• [Do this] In the listing below, locate the lines bearing the word "matplotlib". Copy every one of them.

## BEGIN

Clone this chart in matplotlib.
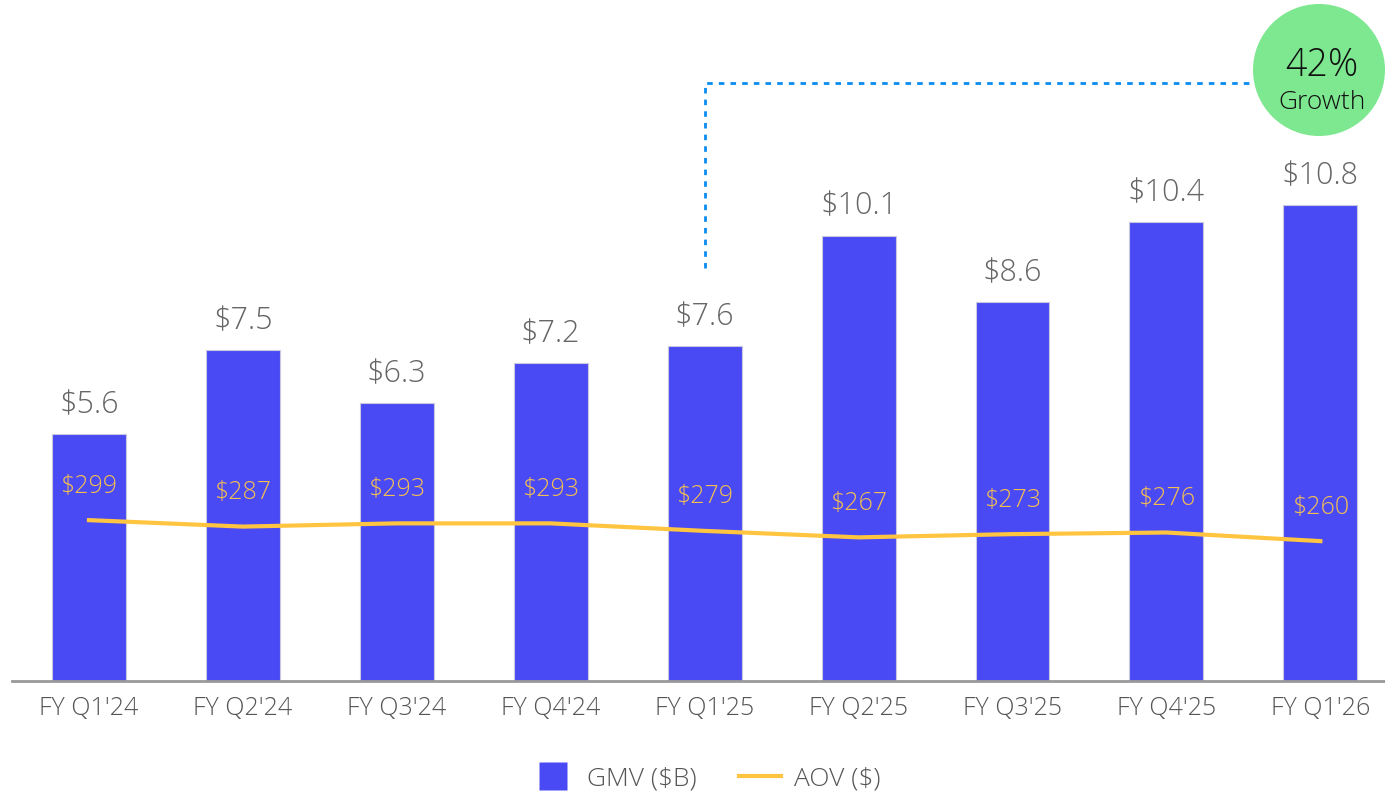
import matplotlib
matplotlib.use("Agg")
import matplotlib.pyplot as plt
from matplotlib.patches import Ellipse
from matplotlib.lines import Line2D

plt.rcParams['font.family'] = ['Open Sans', 'DejaVu Sans']
plt.rcParams['font.weight'] = 'light'

quarters = ["FY Q1'24", "FY Q2'24", "FY Q3'24", "FY Q4'24", "FY Q1'25",
            "FY Q2'25", "FY Q3'25", "FY Q4'25", "FY Q1'26"]
gmv = [5.6, 7.5, 6.3, 7.2, 7.6, 10.1, 8.6, 10.4, 10.8]
aov = [299, 287, 293, 293, 279, 267, 273, 276, 260]
gmv_labels = ["$5.6", "$7.5", "$6.3", "$7.2", "$7.6", "$10.1", "$8.6", "$10.4", "$10.8"]
aov_labels = ["$299", "$287", "$293", "$293", "$279", "$267", "$273", "$276", "$260"]

W, H = 1385, 796
fig = plt.figure(figsize=(W / 100, H / 100), dpi=100)
ax = fig.add_axes([12 / W, 1 - 681 / H, 1 - 12 / W, 681 / H])
x = list(range(len(quarters)))

bar_color = "#4A4AF4"
line_color = "#FFC540"
ax.bar(x, gmv, width=0.48, color=bar_color, edgecolor="#C8C8E0", linewidth=0.8, zorder=2)
ax.set_xlim(-0.5, 8.42)
ax.set_ylim(0, 681 / 44.1)

for xi, v, lab in zip(x, gmv, gmv_labels):
    ax.annotate(lab, (xi, v), xytext=(0, 29), textcoords="offset pixels",
                ha="center", va="center", fontsize=22, color="#666666")

ax2 = ax.twinx()
ax2.set_ylim(0, 681 / 0.538)
ax2.plot(x, aov, color=line_color, linewidth=3, zorder=3)
for xi, v, lab in zip(x, aov, aov_labels):
    ax2.annotate(lab, (xi, v), xytext=(0, 34), textcoords="offset pixels",
                 ha="center", va="center", fontsize=18, color="#F2BE52")

for a in (ax, ax2):
    for s in a.spines.values():
        s.set_visible(False)
    a.tick_params(left=False, right=False, labelleft=False, labelright=False)
ax.spines['bottom'].set_visible(True)
ax.spines['bottom'].set_color("#999999")
ax.spines['bottom'].set_linewidth(2)
ax.set_xticks(x)
ax.set_xticklabels(quarters, fontsize=18, color="#555555")
ax.tick_params(axis='x', length=0, pad=11)

# connector
y_low = (681 - 268) / 44.1
y_high = (681 - 83) / 44.1
x_end = (1255 - 12) / 154 - 0.5
ax.plot([4, 4, x_end], [y_low, y_high, y_high], color="#0A8CF0", linewidth=2,
        linestyle=(0, (2, 2.2)), clip_on=False, zorder=4)

# growth circle
circ = Ellipse((1319 / W, 1 - 70 / H), 132 / W, 132 / H, transform=fig.transFigure,
               facecolor="#7DE88F", edgecolor="none", zorder=5)
fig.patches.append(circ)
fig.text(1322 / W, 1 - 76 / H, "42%", ha="center", va="baseline", fontsize=27,
         color="#111111", zorder=10)
fig.text(1322 / W, 1 - 109 / H, "Growth", ha="center", va="baseline", fontsize=19,
         color="#111111", zorder=10)

handles = [Line2D([0], [0], linestyle="none", marker="s", markersize=20,
                  markerfacecolor=bar_color, markeredgecolor="none"),
           Line2D([0], [0], color=line_color, linewidth=3)]
fig.legend(handles, ["GMV ($B)", "AOV ($)"], loc="center", bbox_to_anchor=(706 / W, 1 - 779 / H),
           ncol=2, frameon=False, fontsize=19, labelcolor="#555555",
           handlelength=1.6, columnspacing=1.6, handletextpad=0.5)

fig.savefig("out.png", dpi=100)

## END

• [The answer]
Clone this chart in matplotlib.
import matplotlib
matplotlib.use("Agg")
import matplotlib.pyplot as plt
from matplotlib.patches import Ellipse
from matplotlib.lines import Line2D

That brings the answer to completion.